Giacomo Puccini was born in Lucca, Tuscany in 1858, into a musical family - though his uncle and tutor Fortunato Magi thought him a poor and ill-disciplined student. Continuing a long family association with the church, he began by composing devotional music. Enrolling in the Milan Conservatorio in 1880, he composed his 'A Messa' (popularly known as 'Messa di Gloria'). He was, by the standards of the time, an unprolific opera composer. 'Le Villi' was a one-act piece composed in his student days, but wasn't published and performed until 1884. Between that year and his death in 1924 he composed just nine operas, with Turandot unfinished when he died. Yet Puccini's genius was such that his work occupies a major role in the repertoire - with 'La Boheme', 'Tosca', 'Turandot' and 'Madama Butterly' among his operas. His partnership with composer Arturo Toscanini saw Puccini's work becoming huge hits on both sides of the Atlantic, with the operas playing successfully in New York.

Puccini's life bridged the late Romantic and the modern eras, and his work has perhaps suffered with the critics from its perceived lack of seriousness. Arguably, he was a victim of his own success, having huge popular hits, with hummable tunes such as 'Nessun Dorma' and 'O mio babbino caro'. Other Italian opera composers, such as Rossini and Verdi, have suffered similarly sniffy reviews.

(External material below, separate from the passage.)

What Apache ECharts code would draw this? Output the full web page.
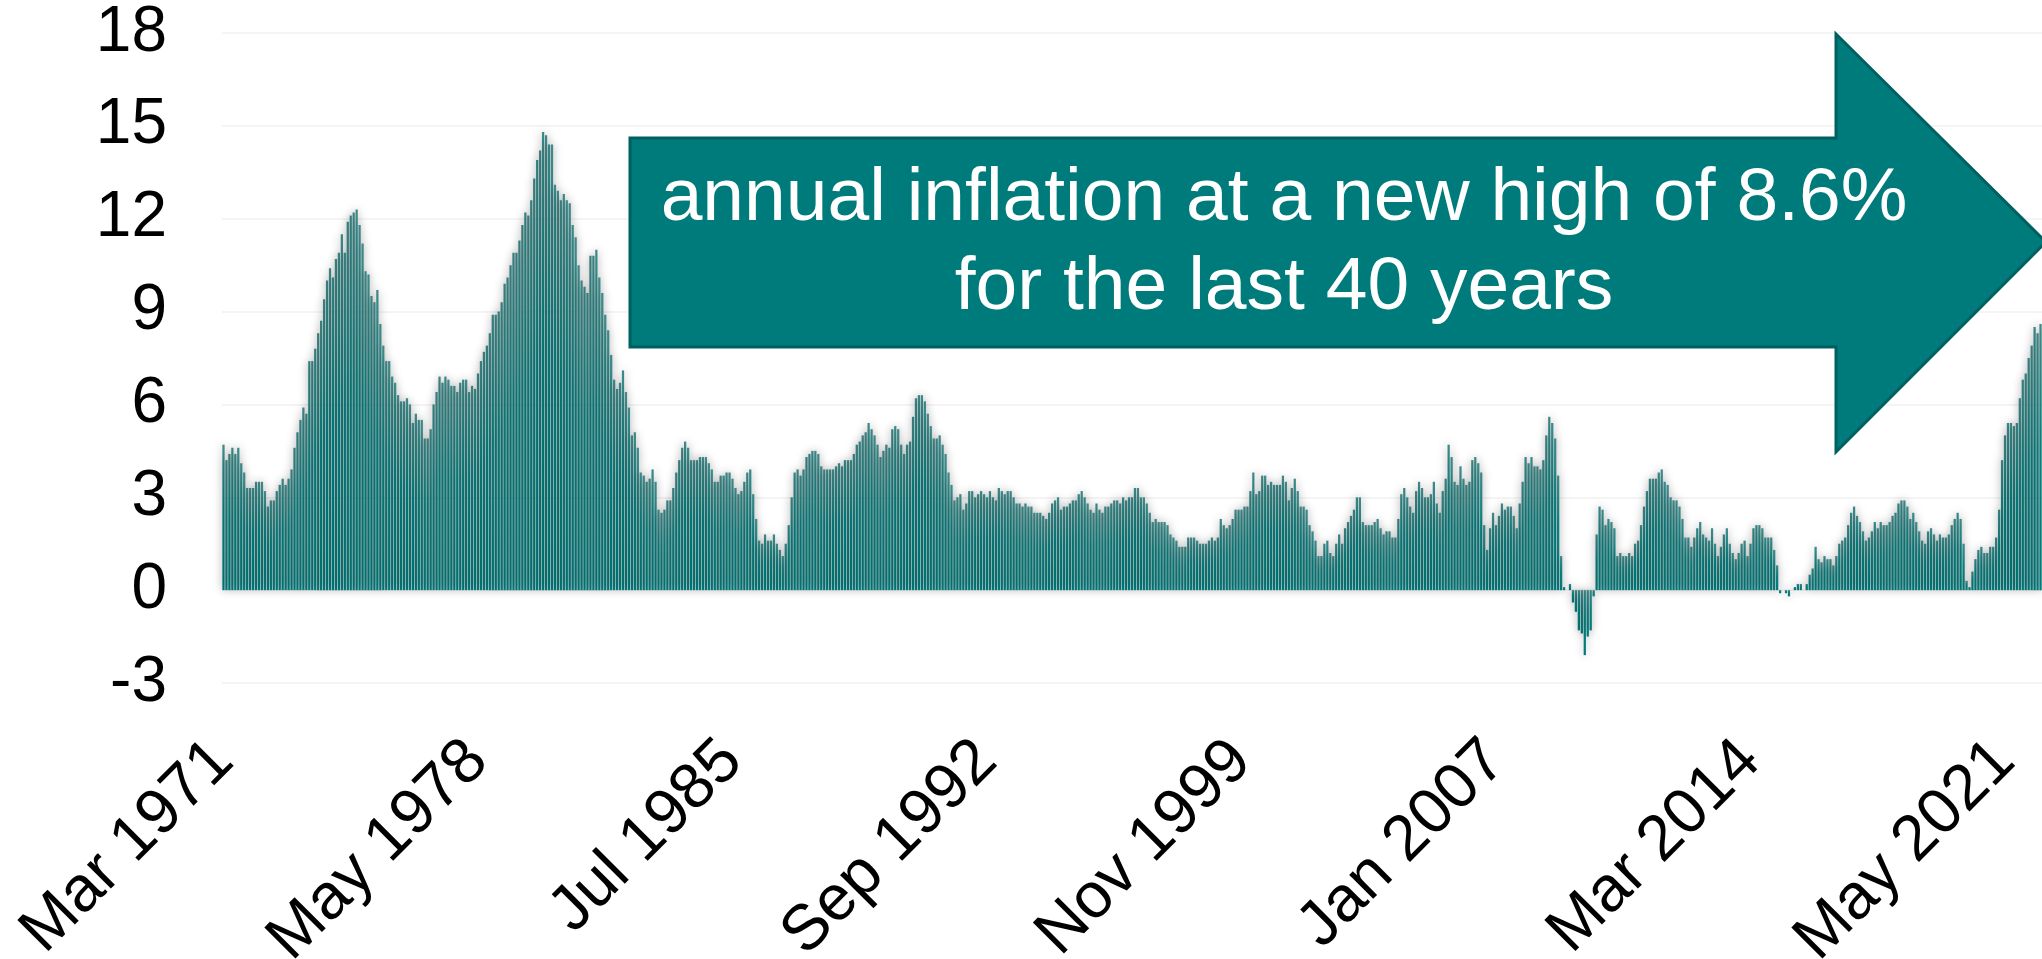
<!DOCTYPE html>
<html>
<head>
<meta charset="utf-8">
<script src="https://cdn.jsdelivr.net/npm/echarts@6/dist/echarts.min.js"></script>
<style>
html,body{margin:0;padding:0;background:#fff;}
#chart{width:2042px;height:959px;}
</style>
</head>
<body>
<div id="chart"></div>
<script>
// US annual (12-month) CPI inflation, %, monthly from Mar 1971 to May 2022
const startYear = 1971;
const startMonth = 2; // March (0-based)
const inflation = [
  // 1971 Mar-Dec
  4.7, 4.2, 4.4, 4.6, 4.4, 4.6, 4.1, 3.8, 3.3, 3.3,
  // 1972
  3.3, 3.5, 3.5, 3.5, 3.2, 2.7, 2.9, 2.9, 3.2, 3.4, 3.6, 3.4,
  // 1973
  3.6, 3.9, 4.6, 5.1, 5.5, 5.9, 5.7, 7.4, 7.4, 7.8, 8.3, 8.7,
  // 1974
  9.4, 10.0, 10.4, 10.1, 10.7, 10.9, 11.5, 10.9, 11.9, 12.1, 12.2, 12.3,
  // 1975
  11.8, 11.2, 10.3, 10.2, 9.5, 9.3, 9.7, 8.6, 7.9, 7.4, 7.4, 6.9,
  // 1976
  6.7, 6.3, 6.1, 6.1, 6.2, 6.0, 5.4, 5.7, 5.5, 5.5, 4.9, 4.9,
  // 1977
  5.2, 6.0, 6.4, 6.9, 6.7, 6.9, 6.8, 6.6, 6.6, 6.4, 6.7, 6.8,
  // 1978
  6.8, 6.4, 6.6, 6.5, 7.0, 7.4, 7.7, 7.9, 8.3, 8.9, 8.9, 9.0,
  // 1979
  9.3, 9.9, 10.1, 10.5, 10.9, 10.9, 11.3, 11.8, 12.2, 12.1, 12.6, 13.3,
  // 1980
  13.9, 14.2, 14.8, 14.7, 14.4, 14.4, 13.1, 12.9, 12.6, 12.8, 12.6, 12.5,
  // 1981
  11.8, 11.4, 10.5, 10.0, 9.8, 9.6, 10.8, 10.8, 11.0, 10.1, 9.6, 8.9,
  // 1982
  8.4, 7.6, 6.8, 6.5, 6.7, 7.1, 6.4, 5.9, 5.0, 5.1, 4.6, 3.8,
  // 1983
  3.7, 3.5, 3.6, 3.9, 3.5, 2.6, 2.5, 2.6, 2.9, 2.9, 3.3, 3.8,
  // 1984
  4.2, 4.6, 4.8, 4.6, 4.2, 4.2, 4.2, 4.3, 4.3, 4.3, 4.1, 3.9,
  // 1985
  3.5, 3.5, 3.7, 3.7, 3.8, 3.8, 3.6, 3.3, 3.1, 3.2, 3.5, 3.8,
  // 1986
  3.9, 3.1, 2.3, 1.6, 1.5, 1.8, 1.6, 1.6, 1.8, 1.5, 1.3, 1.1,
  // 1987
  1.5, 2.1, 3.0, 3.8, 3.9, 3.7, 3.9, 4.3, 4.4, 4.5, 4.5, 4.4,
  // 1988
  4.0, 3.9, 3.9, 3.9, 3.9, 4.0, 4.1, 4.0, 4.2, 4.2, 4.2, 4.4,
  // 1989
  4.7, 4.8, 5.0, 5.1, 5.4, 5.2, 5.0, 4.7, 4.3, 4.5, 4.7, 4.6,
  // 1990
  5.2, 5.3, 5.2, 4.7, 4.4, 4.7, 4.8, 5.6, 6.2, 6.3, 6.3, 6.1,
  // 1991
  5.7, 5.3, 4.9, 4.9, 5.0, 4.7, 4.4, 3.8, 3.4, 2.9, 3.0, 3.1,
  // 1992
  2.6, 2.8, 3.2, 3.2, 3.0, 3.1, 3.2, 3.1, 3.0, 3.2, 3.0, 2.9,
  // 1993
  3.3, 3.2, 3.1, 3.2, 3.2, 3.0, 2.8, 2.8, 2.7, 2.8, 2.7, 2.7,
  // 1994
  2.5, 2.5, 2.5, 2.4, 2.3, 2.5, 2.8, 2.9, 3.0, 2.6, 2.7, 2.7,
  // 1995
  2.8, 2.9, 2.9, 3.1, 3.2, 3.0, 2.8, 2.6, 2.5, 2.8, 2.6, 2.5,
  // 1996
  2.7, 2.7, 2.8, 2.9, 2.9, 2.8, 3.0, 2.9, 3.0, 3.0, 3.3, 3.3,
  // 1997
  3.0, 3.0, 2.8, 2.5, 2.2, 2.3, 2.2, 2.2, 2.2, 2.1, 1.8, 1.7,
  // 1998
  1.6, 1.4, 1.4, 1.4, 1.7, 1.7, 1.7, 1.6, 1.5, 1.5, 1.5, 1.6,
  // 1999
  1.7, 1.6, 1.7, 2.3, 2.1, 2.0, 2.1, 2.3, 2.6, 2.6, 2.6, 2.7,
  // 2000
  2.7, 3.2, 3.8, 3.1, 3.2, 3.7, 3.7, 3.4, 3.5, 3.4, 3.4, 3.4,
  // 2001
  3.7, 3.5, 2.9, 3.3, 3.6, 3.2, 2.7, 2.7, 2.6, 2.1, 1.9, 1.6,
  // 2002
  1.1, 1.1, 1.5, 1.6, 1.2, 1.1, 1.5, 1.8, 1.5, 2.0, 2.2, 2.4,
  // 2003
  2.6, 3.0, 3.0, 2.2, 2.1, 2.1, 2.1, 2.2, 2.3, 2.0, 1.8, 1.9,
  // 2004
  1.9, 1.7, 1.7, 2.3, 3.1, 3.3, 3.0, 2.7, 2.5, 3.2, 3.5, 3.3,
  // 2005
  3.0, 3.0, 3.1, 3.5, 2.8, 2.5, 3.2, 3.6, 4.7, 4.3, 3.5, 3.4,
  // 2006
  4.0, 3.6, 3.4, 3.5, 4.2, 4.3, 4.1, 3.8, 2.1, 1.3, 2.0, 2.5,
  // 2007
  2.1, 2.4, 2.8, 2.6, 2.7, 2.7, 2.4, 2.0, 2.8, 3.5, 4.3, 4.1,
  // 2008
  4.3, 4.0, 4.0, 3.9, 4.2, 5.0, 5.6, 5.4, 4.9, 3.7, 1.1, 0.1,
  // 2009
  0.0, 0.2, -0.4, -0.7, -1.3, -1.4, -2.1, -1.5, -1.3, -0.2, 1.8, 2.7,
  // 2010
  2.6, 2.1, 2.3, 2.2, 2.0, 1.1, 1.2, 1.1, 1.1, 1.2, 1.1, 1.5,
  // 2011
  1.6, 2.1, 2.7, 3.2, 3.6, 3.6, 3.6, 3.8, 3.9, 3.5, 3.4, 3.0,
  // 2012
  2.9, 2.9, 2.7, 2.3, 1.7, 1.7, 1.4, 1.7, 2.0, 2.2, 1.8, 1.7,
  // 2013
  1.6, 2.0, 1.5, 1.1, 1.4, 1.8, 2.0, 1.5, 1.2, 1.0, 1.2, 1.5,
  // 2014
  1.6, 1.1, 1.5, 2.0, 2.1, 2.1, 2.0, 1.7, 1.7, 1.7, 1.3, 0.8,
  // 2015
  -0.1, 0.0, -0.1, -0.2, 0.0, 0.1, 0.2, 0.2, 0.0, 0.2, 0.5, 0.7,
  // 2016
  1.4, 1.0, 0.9, 1.1, 1.0, 1.0, 0.8, 1.1, 1.5, 1.6, 1.7, 2.1,
  // 2017
  2.5, 2.7, 2.4, 2.2, 1.9, 1.6, 1.7, 1.9, 2.2, 2.0, 2.2, 2.1,
  // 2018
  2.1, 2.2, 2.4, 2.5, 2.8, 2.9, 2.9, 2.7, 2.3, 2.5, 2.2, 1.9,
  // 2019
  1.6, 1.5, 1.9, 2.0, 1.8, 1.6, 1.8, 1.7, 1.7, 1.8, 2.1, 2.3,
  // 2020
  2.5, 2.3, 1.5, 0.3, 0.1, 0.6, 1.0, 1.3, 1.4, 1.2, 1.2, 1.4,
  // 2021
  1.4, 1.7, 2.6, 4.2, 5.0, 5.4, 5.4, 5.3, 5.4, 6.2, 6.8, 7.0,
  // 2022 Jan-May
  7.5, 7.9, 8.5, 8.3, 8.6
];
const monthNames = ['Jan','Feb','Mar','Apr','May','Jun','Jul','Aug','Sep','Oct','Nov','Dec'];
const categories = inflation.map((_, i) => {
  const m = startMonth + i;
  return monthNames[m % 12] + ' ' + (startYear + Math.floor(m / 12));
});
const tickLabels = ['Mar 1971','May 1978','Jul 1985','Sep 1992','Nov 1999','Jan 2007','Mar 2014','May 2021'];
const yTicks = { min: -3, max: 18, step: 3 };
const annotation = ['annual inflation at a new high of 8.6%', 'for the last 40 years'];

const chart = echarts.init(document.getElementById('chart'), null, { renderer: 'canvas' });
const FONT = '"Liberation Sans", Arial, sans-serif';
const option = {
  animation: false,
  backgroundColor: '#ffffff',
  grid: { left: 222, right: 0, top: 33, bottom: 276, containLabel: false, outerBoundsMode: 'none' },
  xAxis: {
    type: 'category',
    data: categories,
    axisLine: { show: false },
    axisTick: { show: false },
    splitLine: { show: false },
    axisLabel: {
      interval: (i, v) => tickLabels.indexOf(v) >= 0,
      rotate: 45,
      fontSize: 64,
      fontFamily: FONT,
      color: '#000',
      margin: 68
    }
  },
  yAxis: {
    type: 'value',
    min: yTicks.min, max: yTicks.max, interval: yTicks.step,
    axisLine: { show: false },
    axisTick: { show: false },
    splitLine: { show: true, lineStyle: { color: '#f4f4f4', width: 2 } },
    axisLabel: { fontSize: 64, fontFamily: FONT, color: '#000', margin: 55 }
  },
  series: [{
    type: 'bar',
    data: inflation,
    barCategoryGap: '24%',
    itemStyle: {
      color: new echarts.graphic.LinearGradient(0, 0, 0, 1, [
        { offset: 0, color: '#3f8989' },
        { offset: 0.45, color: '#0a7e7e' },
        { offset: 1, color: '#007a7a' }
      ]),
      shadowBlur: 10,
      shadowColor: 'rgba(0,0,0,0.35)'
    }
  }],
  graphic: [
    {
      type: 'polygon',
      z: 100,
      shape: { points: [[630,138],[1836,138],[1836,34],[2046,242],[1836,452],[1836,347],[630,347]] },
      style: { fill: '#007b7b', stroke: '#005f60', lineWidth: 3 }
    },
    {
      type: 'text',
      z: 101,
      x: 1284, y: 244,
      style: {
        text: annotation.join('\n'),
        fill: '#ffffff',
        font: '75px ' + FONT,
        textAlign: 'center',
        textVerticalAlign: 'middle',
        lineHeight: 89
      }
    }
  ]
};
chart.setOption(option);
</script>
</body>
</html>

Musically, though, the operas show enormous sophistication: he was writing popular pieces in the tradition of Verdi, but showing the influence of Wagner, adroitly using the orchestra's various timbres and combinations of instruments to suggest different moods and atmosphere. Narrative is also twinned with a supple use of orchestral colour. Other notable techniques are the use of leitmotif (specific combinations of notes or phrases to introduce certain characters). Popular and easy on the ear the tunes may be, but they overlay an extraordinarily rich and sophisticated tapestry of sound. Those of you who enjoy La Boheme should dig deeper, into the chamber music, songs and orchestral pieces - there are delights in store.